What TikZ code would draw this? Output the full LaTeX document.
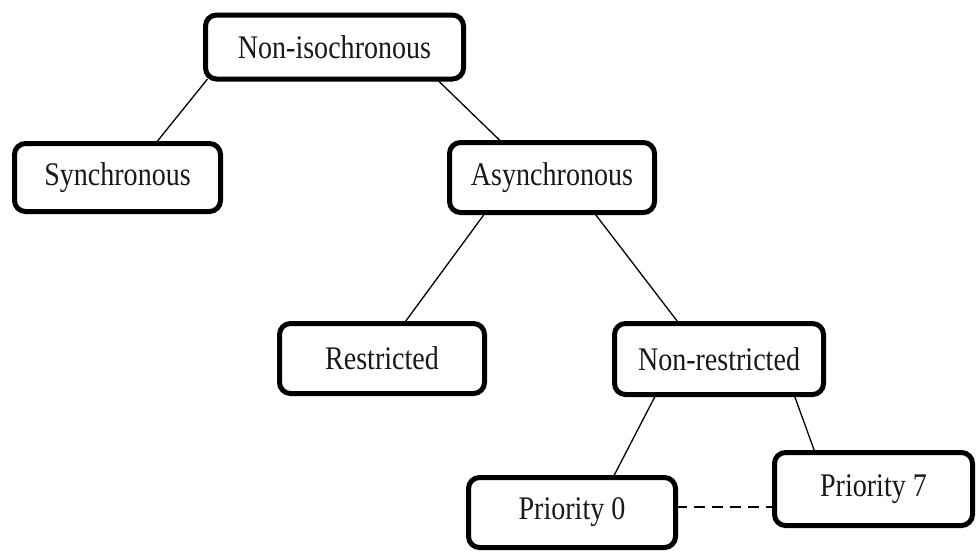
\documentclass[tikz,border=0pt]{standalone}
\usepackage{fontspec}
\setmainfont{Liberation Serif}[FakeStretch=0.85]
\usetikzlibrary{backgrounds}

\begin{document}
\begin{tikzpicture}[x=1pt,y=-1pt,
  box/.style={draw=black, line width=5pt, rounded corners=11pt, fill=white,
    inner sep=0pt, outer sep=0pt, font=\fontsize{33}{36}\selectfont, text=black!90},
  link/.style={line width=1.3pt},
  dashlink/.style={line width=1.6pt, dash pattern=on 11pt off 7pt}]
\useasboundingbox (0,0) rectangle (977,552);

% hierarchy boxes
\node[box, minimum width=258pt, minimum height=64pt] (noniso)   at (334.5,47)  {Non-isochronous};
\node[box, minimum width=206pt, minimum height=68pt] (sync)     at (117.5,177.5) {Synchronous};
\node[box, minimum width=205pt, minimum height=70pt] (async)    at (552,177.5) {Asynchronous};
\node[box, minimum width=205pt, minimum height=70pt] (restr)    at (382,358.5) {Restricted};
\node[box, minimum width=209pt, minimum height=71pt] (nonrestr) at (719,359)   {Non-restricted};
\node[box, minimum width=207pt, minimum height=70pt] (prio0)    at (572,512.5) {Priority 0};
\node[box, minimum width=198pt, minimum height=73pt] (prio7)    at (873.5,489) {Priority 7};

% connectors, kept behind the boxes
\begin{scope}[on background layer]
  \draw[link] ([xshift=-127pt]noniso.south) -- ([xshift=38pt]sync.north);
  \draw[link] ([xshift=102pt]noniso.south) -- ([xshift=-50pt]async.north);
  \draw[link] ([xshift=-66.5pt]async.south) -- ([xshift=22pt]restr.north);
  \draw[link] ([xshift=42pt]async.south) -- ([xshift=-40pt]nonrestr.north);
  \draw[link] ([xshift=-63pt]nonrestr.south) -- ([xshift=41pt]prio0.north);
  \draw[link] ([xshift=75pt]nonrestr.south) -- ([xshift=-58.5pt]prio7.north);
  \draw[dashlink] ([yshift=5.5pt]prio0.east) -- ([yshift=-18pt]prio7.west);
\end{scope}
\end{tikzpicture}
\end{document}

• Short task: Except for the pictures, print the data above exactly.

• Result:
What TikZ code would draw this? Output the full LaTeX document.
\documentclass[tikz,border=0pt]{standalone}
\usepackage{fontspec}
\setmainfont{Liberation Serif}[FakeStretch=0.85]
\usetikzlibrary{backgrounds}

\begin{document}
\begin{tikzpicture}[x=1pt,y=-1pt,
  box/.style={draw=black, line width=5pt, rounded corners=11pt, fill=white,
    inner sep=0pt, outer sep=0pt, font=\fontsize{33}{36}\selectfont, text=black!90},
  link/.style={line width=1.3pt},
  dashlink/.style={line width=1.6pt, dash pattern=on 11pt off 7pt}]
\useasboundingbox (0,0) rectangle (977,552);

% hierarchy boxes
\node[box, minimum width=258pt, minimum height=64pt] (noniso)   at (334.5,47)  {Non-isochronous};
\node[box, minimum width=206pt, minimum height=68pt] (sync)     at (117.5,177.5) {Synchronous};
\node[box, minimum width=205pt, minimum height=70pt] (async)    at (552,177.5) {Asynchronous};
\node[box, minimum width=205pt, minimum height=70pt] (restr)    at (382,358.5) {Restricted};
\node[box, minimum width=209pt, minimum height=71pt] (nonrestr) at (719,359)   {Non-restricted};
\node[box, minimum width=207pt, minimum height=70pt] (prio0)    at (572,512.5) {Priority 0};
\node[box, minimum width=198pt, minimum height=73pt] (prio7)    at (873.5,489) {Priority 7};

% connectors, kept behind the boxes
\begin{scope}[on background layer]
  \draw[link] ([xshift=-127pt]noniso.south) -- ([xshift=38pt]sync.north);
  \draw[link] ([xshift=102pt]noniso.south) -- ([xshift=-50pt]async.north);
  \draw[link] ([xshift=-66.5pt]async.south) -- ([xshift=22pt]restr.north);
  \draw[link] ([xshift=42pt]async.south) -- ([xshift=-40pt]nonrestr.north);
  \draw[link] ([xshift=-63pt]nonrestr.south) -- ([xshift=41pt]prio0.north);
  \draw[link] ([xshift=75pt]nonrestr.south) -- ([xshift=-58.5pt]prio7.north);
  \draw[dashlink] ([yshift=5.5pt]prio0.east) -- ([yshift=-18pt]prio7.west);
\end{scope}
\end{tikzpicture}
\end{document}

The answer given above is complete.